Deswegen wollen wir nicht, dass diese Schülerinnen und Schüler mit Startschwierigkeiten ihre Schullaufbahn beginnen. Der Schlüssel dazu ist die deutsche Sprache.
Rot-Grün sagt locker, fl ockig, das sei doch klar. Das war eben lange nicht klar; denn es hat Jahrzehnte gedauert, bis wir jetzt langsam zu einem Konsens kommen. Die politische Linke hat das Erlernen der deutschen Sprache über Jahrzehnte hinweg als „Assimilierung“ und „Zwangsgermanisierung“ diffamiert, und diesen Vorwurf müssen Sie sich immer wieder gefallen lassen.
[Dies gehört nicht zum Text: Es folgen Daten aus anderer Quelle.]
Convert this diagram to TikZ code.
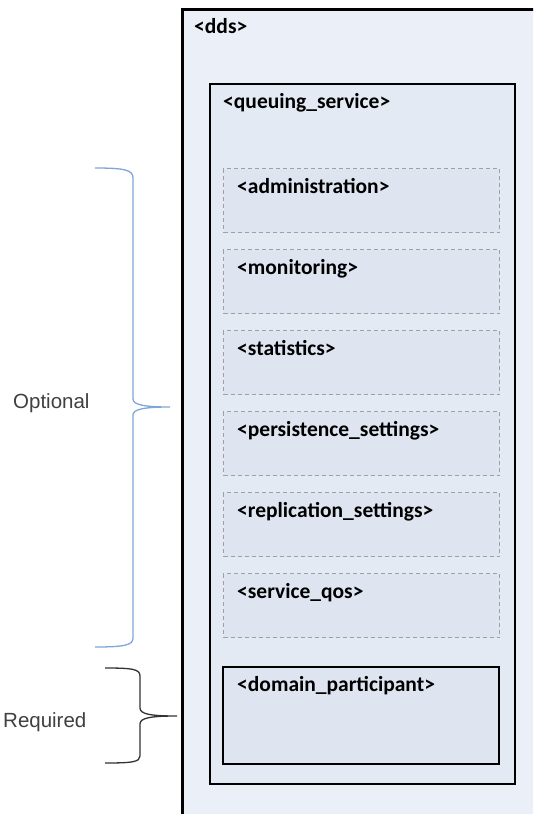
\documentclass[tikz,border=0pt]{standalone}
\usepackage{fontspec}
\setmainfont{Liberation Sans}
\newfontfamily\boxfont{Carlito}
\usetikzlibrary{positioning}
\definecolor{ddsfill}{HTML}{EBF0F8}
\definecolor{qsfill}{HTML}{E4EAF4}
\definecolor{subfill}{HTML}{DEE5F0}
\definecolor{dashgray}{HTML}{A0A0A0}
\definecolor{optblue}{HTML}{7FA6D6}
\definecolor{reqgray}{HTML}{333333}
\definecolor{sidetext}{HTML}{404040}

\begin{document}
\begin{tikzpicture}[
    x=1pt, y=-1pt,
    box/.style={rectangle, draw=black, anchor=north west, inner sep=0pt},
    optbox/.style={box, fill=subfill, draw=dashgray, line width=1pt,
                   dash pattern=on 4pt off 3pt, minimum width=276pt, minimum height=64pt},
    tag/.style={anchor=base west, inner sep=0pt, font=\boxfont\bfseries\fontsize{21.5}{25}\selectfont},
    side/.style={anchor=base west, inner sep=0pt, text=sidetext, font=\fontsize{20.5}{24}\selectfont},
    brace/.style={line width=1.3pt},
]
\clip (0,0) rectangle (533,814);
\fill[white] (0,0) rectangle (533,814);

% dds box
\node[box, fill=ddsfill, line width=3pt, minimum width=450pt, minimum height=900pt] (dds) at (181,8) {};
\node[tag] (dds-tag) at (194,33) {<dds>};

% queuing service box
\node[box, fill=qsfill, line width=2pt, minimum width=305pt, minimum height=700pt] (qs) at (209,83) {};
\node[tag] (qs-tag) at (223,108) {<queuing\_service>};

% optional elements
\node[optbox] (admin) at (223,168) {};
\node[tag] (admin-tag) at (237,193) {<administration>};

\node[optbox] (mon) at (223,249) {};
\node[tag] (mon-tag) at (237,274) {<monitoring>};

\node[optbox] (stats) at (223,330) {};
\node[tag] (stats-tag) at (237,355) {<statistics>};

\node[optbox] (persist) at (223,411) {};
\node[tag] (persist-tag) at (237,436) {<persistence\_settings>};

\node[optbox] (repl) at (223,492) {};
\node[tag] (repl-tag) at (237,517) {<replication\_settings>};

\node[optbox] (qos) at (223,573) {};
\node[tag] (qos-tag) at (237,598) {<service\_qos>};

% required element
\node[box, fill=subfill, line width=2pt, minimum width=276pt, minimum height=97pt] (dp) at (222,666) {};
\node[tag] (dp-tag) at (237,691) {<domain\_participant>};

% Optional brace
\coordinate (opt-tip) at (170,407);
\draw[brace, optblue] (95,168) .. controls (125,168) and (133,170) .. (133,178) -- (133,399)
    .. controls (133,405) and (145,407) .. (opt-tip)
    .. controls (145,407) and (133,409) .. (133,415) -- (133,638)
    .. controls (133,645) and (125,647) .. (95,647);
\node[side] (opt-lbl) at (13,408) {Optional};

% Required brace
\coordinate (req-tip) at (177,716);
\draw[brace, reqgray] (105,668) .. controls (132,668) and (140,669) .. (140,676) -- (140,708)
    .. controls (140,714) and (150,716) .. (req-tip)
    .. controls (150,716) and (140,718) .. (140,724) -- (140,756)
    .. controls (140,762) and (132,763) .. (105,763);
\node[side] (req-lbl) at (3,727) {Required};

\end{tikzpicture}
\end{document}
Selbst die „Süddeutsche Zeitung“, der übertriebenen Nähe zur CSU wirklich unverdächtig, schrieb gestern – ich zitiere: „Grüne und Sozialdemokratie halten es“ – ich ergänze: inzwischen – „nicht mehr für einen Ausbund an Nationalismus, von Zuwanderern Deutschkenntnisse zu verlangen.“ – Herzlichen Glückwunsch! Wir freuen uns, wenn Sie gescheiter werden. Aber wir würden uns auch freuen, wenn es das nächste Mal ein bisschen schneller ginge.